Disclosure of campaign financing would clear picture on debate issues
Editorial for July 9
By Tony Staley
Debate over campaign finance reform must first focus on requiring disclosure information
on who contributes to independent or quasi-independent groups sponsoring issue
advertising. Such reporting should not seek to eliminate such advertising - indeed we
should encourage more public policy debate. Rather, it should be done because the public
has a right to know who is paying the bill for this particular debate.
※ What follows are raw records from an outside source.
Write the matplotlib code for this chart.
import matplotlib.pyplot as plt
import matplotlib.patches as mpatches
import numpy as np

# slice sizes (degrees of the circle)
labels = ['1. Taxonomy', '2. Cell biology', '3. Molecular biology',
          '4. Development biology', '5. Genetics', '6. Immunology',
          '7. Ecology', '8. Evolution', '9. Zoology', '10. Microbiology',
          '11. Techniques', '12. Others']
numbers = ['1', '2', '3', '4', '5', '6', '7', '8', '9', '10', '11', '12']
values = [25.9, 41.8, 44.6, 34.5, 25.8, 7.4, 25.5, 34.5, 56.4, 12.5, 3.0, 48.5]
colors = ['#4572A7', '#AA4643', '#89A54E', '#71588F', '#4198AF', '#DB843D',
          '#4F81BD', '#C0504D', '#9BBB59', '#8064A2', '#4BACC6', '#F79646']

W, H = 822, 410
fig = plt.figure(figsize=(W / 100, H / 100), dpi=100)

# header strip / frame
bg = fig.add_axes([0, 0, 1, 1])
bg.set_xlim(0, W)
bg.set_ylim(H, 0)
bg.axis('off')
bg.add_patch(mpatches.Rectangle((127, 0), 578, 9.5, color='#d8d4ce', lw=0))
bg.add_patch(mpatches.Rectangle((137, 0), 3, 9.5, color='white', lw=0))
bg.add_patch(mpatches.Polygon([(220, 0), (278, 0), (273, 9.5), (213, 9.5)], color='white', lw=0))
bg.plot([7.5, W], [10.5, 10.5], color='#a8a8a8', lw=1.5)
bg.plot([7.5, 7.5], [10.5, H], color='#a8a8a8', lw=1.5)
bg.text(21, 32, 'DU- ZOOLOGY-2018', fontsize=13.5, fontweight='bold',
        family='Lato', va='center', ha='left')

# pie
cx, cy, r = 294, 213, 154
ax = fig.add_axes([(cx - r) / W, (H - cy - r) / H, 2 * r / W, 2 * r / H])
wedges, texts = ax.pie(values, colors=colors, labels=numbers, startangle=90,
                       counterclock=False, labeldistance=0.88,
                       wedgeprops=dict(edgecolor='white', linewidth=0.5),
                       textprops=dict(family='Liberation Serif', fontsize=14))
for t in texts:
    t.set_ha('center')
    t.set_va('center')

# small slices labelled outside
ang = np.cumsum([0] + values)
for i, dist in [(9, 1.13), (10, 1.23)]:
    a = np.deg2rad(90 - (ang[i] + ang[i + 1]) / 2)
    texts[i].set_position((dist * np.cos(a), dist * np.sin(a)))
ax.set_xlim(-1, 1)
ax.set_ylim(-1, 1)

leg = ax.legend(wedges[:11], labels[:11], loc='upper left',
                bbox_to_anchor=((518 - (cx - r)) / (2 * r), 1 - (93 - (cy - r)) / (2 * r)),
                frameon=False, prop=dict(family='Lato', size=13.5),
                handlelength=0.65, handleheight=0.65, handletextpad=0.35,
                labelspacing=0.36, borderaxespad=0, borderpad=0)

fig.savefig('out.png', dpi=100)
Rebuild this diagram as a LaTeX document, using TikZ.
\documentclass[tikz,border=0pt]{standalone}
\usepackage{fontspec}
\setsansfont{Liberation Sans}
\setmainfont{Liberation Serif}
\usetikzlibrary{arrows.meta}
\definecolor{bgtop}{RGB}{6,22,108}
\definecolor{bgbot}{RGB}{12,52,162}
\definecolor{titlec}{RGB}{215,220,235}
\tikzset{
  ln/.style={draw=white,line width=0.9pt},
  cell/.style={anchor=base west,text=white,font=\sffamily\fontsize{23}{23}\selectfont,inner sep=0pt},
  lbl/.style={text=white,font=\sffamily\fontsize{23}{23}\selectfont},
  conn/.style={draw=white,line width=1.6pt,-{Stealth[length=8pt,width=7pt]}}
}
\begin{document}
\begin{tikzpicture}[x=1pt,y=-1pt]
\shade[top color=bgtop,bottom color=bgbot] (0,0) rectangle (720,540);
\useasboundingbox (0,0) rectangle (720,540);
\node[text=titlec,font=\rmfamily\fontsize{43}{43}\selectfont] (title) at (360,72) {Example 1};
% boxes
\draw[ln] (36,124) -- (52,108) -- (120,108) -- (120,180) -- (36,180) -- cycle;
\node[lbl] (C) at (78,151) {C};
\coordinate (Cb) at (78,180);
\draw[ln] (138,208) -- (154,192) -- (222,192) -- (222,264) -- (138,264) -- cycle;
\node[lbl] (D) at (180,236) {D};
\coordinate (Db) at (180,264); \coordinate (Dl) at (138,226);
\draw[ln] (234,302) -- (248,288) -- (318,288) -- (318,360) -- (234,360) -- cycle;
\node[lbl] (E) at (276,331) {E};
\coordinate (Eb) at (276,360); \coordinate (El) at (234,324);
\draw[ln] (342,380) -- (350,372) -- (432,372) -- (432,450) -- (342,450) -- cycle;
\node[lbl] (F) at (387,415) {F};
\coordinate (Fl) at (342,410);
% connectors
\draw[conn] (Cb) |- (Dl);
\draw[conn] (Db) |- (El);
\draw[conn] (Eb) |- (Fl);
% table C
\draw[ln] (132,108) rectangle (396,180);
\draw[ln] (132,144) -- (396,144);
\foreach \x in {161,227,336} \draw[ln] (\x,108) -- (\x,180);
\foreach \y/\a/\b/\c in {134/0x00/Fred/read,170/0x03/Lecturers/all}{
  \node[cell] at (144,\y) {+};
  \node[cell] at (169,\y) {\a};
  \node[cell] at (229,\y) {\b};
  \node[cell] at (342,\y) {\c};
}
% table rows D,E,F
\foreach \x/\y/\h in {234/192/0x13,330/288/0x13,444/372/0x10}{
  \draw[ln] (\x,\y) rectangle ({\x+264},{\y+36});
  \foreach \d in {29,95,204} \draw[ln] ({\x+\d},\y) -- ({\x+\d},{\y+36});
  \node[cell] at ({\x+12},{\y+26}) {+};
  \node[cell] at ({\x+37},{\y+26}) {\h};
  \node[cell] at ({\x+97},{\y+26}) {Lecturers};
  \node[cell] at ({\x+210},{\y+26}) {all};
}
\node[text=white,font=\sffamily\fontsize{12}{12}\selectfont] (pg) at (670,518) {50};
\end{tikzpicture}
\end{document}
As the Wisconsin Catholic bishops say in the second draft of their statement, "Renewing
Participation in Public Life" (released in April), "the principle of participation suggests
that citizens should be afforded latitude as to the means they choose to engage in policy
debates. Accordingly, associations of like-minded citizens should be permitted to exhort
other citizens to support or oppose candidates, policies, or ideas debated in public life. It
is important, however, that such efforts do not overwhelm or supplant the message of
other citizens, especially that of the candidates themselves, who by nature of their role in
the process are compelled to address a broad range of issues. Nor should election laws
subject those who donate to candidates to greater scrutiny than those who donate to
groups who seek to influence election outcomes by donating to special interest
organizations. Accordingly, we believe reasonable efforts to increase disclosure of
campaign contributions and expenditures need not interfere with free speech."
The Sixth Amendment to the U.S. Constitution guarantees persons accused of crimes the
right "to be confronted with the witnesses against him." In the same way, candidates for
public office, voters and citizens deserve to know who is paying for issue ads. Disclosure
of such information need not stifle free speech or stop debate. We, as a nation, deserve it.